Born in the Christian quarter of Jerusalem in 1942, Boullata went on to study fine art at the Accademia di Belle Arti, Rome in 1965. When war broke out at home in 1967, he was in Beirut and was not able to return to Palestine. He lived the rest of his life in exile moving from Morocco to the US – where he received an MFA from Corcoran School of Art, Washington, DC in 1971, then to France and eventually to Germany, where he lived out the rest of his life. However, the city of Jerusalem was continuously alive in his heart. He once said: "I keep reminding myself that Jerusalem is not behind me, it is constantly ahead of me."

Kamal Boullata’s work straddles the sometimes-yawning gap between precise mathematical thinking and the slippery inexactness of abstract aesthetics.

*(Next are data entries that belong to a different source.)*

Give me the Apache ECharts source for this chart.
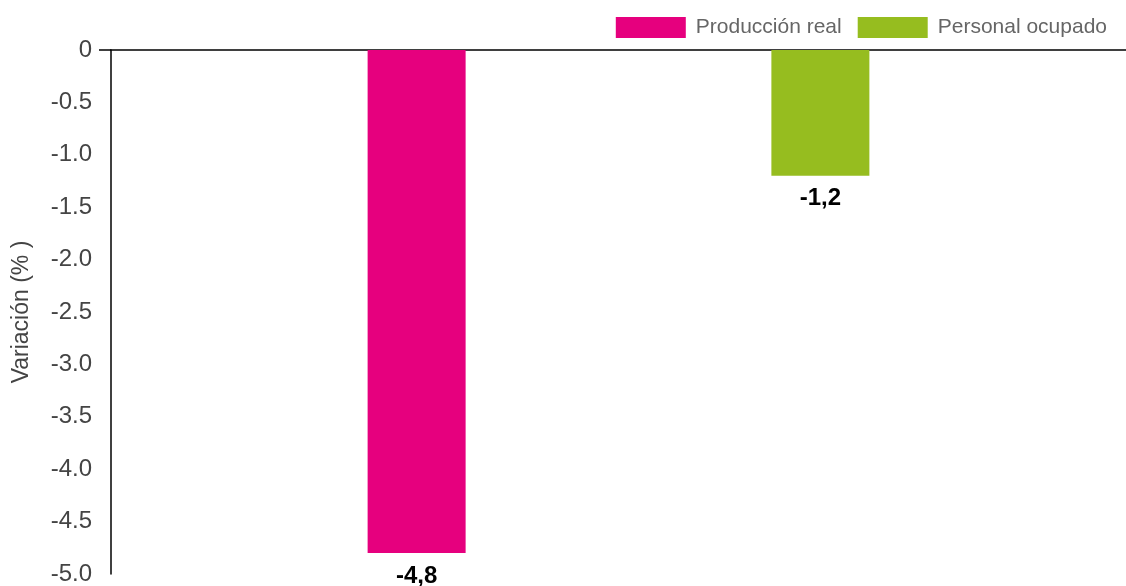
<!DOCTYPE html>
<html>
<head>
<meta charset="utf-8">
<script src="https://cdn.jsdelivr.net/npm/echarts@6/dist/echarts.min.js"></script>
<style>
  html, body { margin: 0; padding: 0; background: #fff; }
  #chart { width: 1126px; height: 586px; }
</style>
</head>
<body>
<div id="chart"></div>
<script>
var categories = [''];
var produccionReal = [-4.8];
var personalOcupado = [-1.2];
var seriesNames = ['Producción real', 'Personal ocupado'];
var yTicks = [0, -0.5, -1.0, -1.5, -2.0, -2.5, -3.0, -3.5, -4.0, -4.5, -5.0];

var chart = echarts.init(document.getElementById('chart'));

var barLabel = {
    show: true,
    position: 'bottom',
    distance: 11,
    color: '#000',
    fontWeight: 'bold',
    fontSize: 24,
    fontFamily: 'Liberation Sans',
    formatter: function(p) {
        return String(p.value).replace('.', ',');
    }
};

var option = {
    backgroundColor: '#fff',
    textStyle: { fontFamily: 'Liberation Sans' },
    animation: false,
    legend: {
        data: seriesNames,
        icon: 'rect',
        right: 14,
        top: 12,
        itemWidth: 70,
        itemHeight: 21,
        itemGap: 16,
        textStyle: { color: '#666', fontSize: 21, padding: [0, 0, 0, 5] }
    },
    grid: { left: 111, right: 0, top: 50, bottom: 12 },
    xAxis: {
        type: 'category',
        position: 'top',
        data: categories,
        axisLine: { show: true, lineStyle: { color: '#000', width: 1.5 } },
        axisTick: { show: false },
        axisLabel: { show: false }
    },
    yAxis: {
        type: 'value',
        min: yTicks[yTicks.length - 1],
        max: yTicks[0],
        interval: 0.5,
        name: 'Variación (% )',
        nameLocation: 'middle',
        nameGap: 78,
        nameTextStyle: { color: '#444', fontSize: 23 },
        axisLine: { show: true, lineStyle: { color: '#000', width: 1.5 } },
        axisTick: { show: true, length: 12, customValues: [0], lineStyle: { color: '#000', width: 1.5 } },
        splitLine: { show: false },
        axisLabel: {
            color: '#444',
            fontSize: 24,
            margin: 19,
            formatter: function(v) {
                return v === 0 ? '0' : v.toFixed(1);
            }
        }
    },
    series: [{
        name: seriesNames[0],
        type: 'bar',
        data: produccionReal,
        barWidth: 98,
        barGap: '312%',
        itemStyle: { color: '#e6007e' },
        label: barLabel
    }, {
        name: seriesNames[1],
        type: 'bar',
        data: personalOcupado,
        barWidth: 98,
        barGap: '312%',
        itemStyle: { color: '#96bd1f' },
        label: barLabel
    }]
};

chart.setOption(option);
</script>
</body>
</html>
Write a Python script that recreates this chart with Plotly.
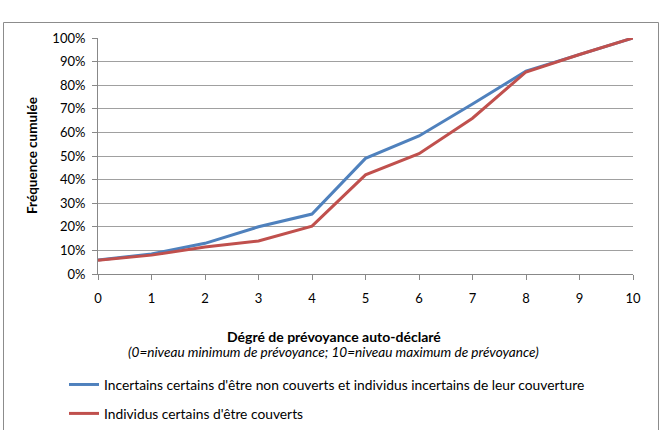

Early on, he combined an interest in religious iconography (which he learned under a childhood tutelage with Khalid Habibi, a renowned painter of icons) with an embrace of the literary tradition. This led him to become a key figure in the hurufiyya movement during the 1970s and 80s – using Arabic script as a stylistic Modernist form. However, his background as a historian not just of art but also science, scripture and myth, informed his practice. As such, his art combines his personal story, academic research, history and the region’s multiplicities, all couched within the global narrative.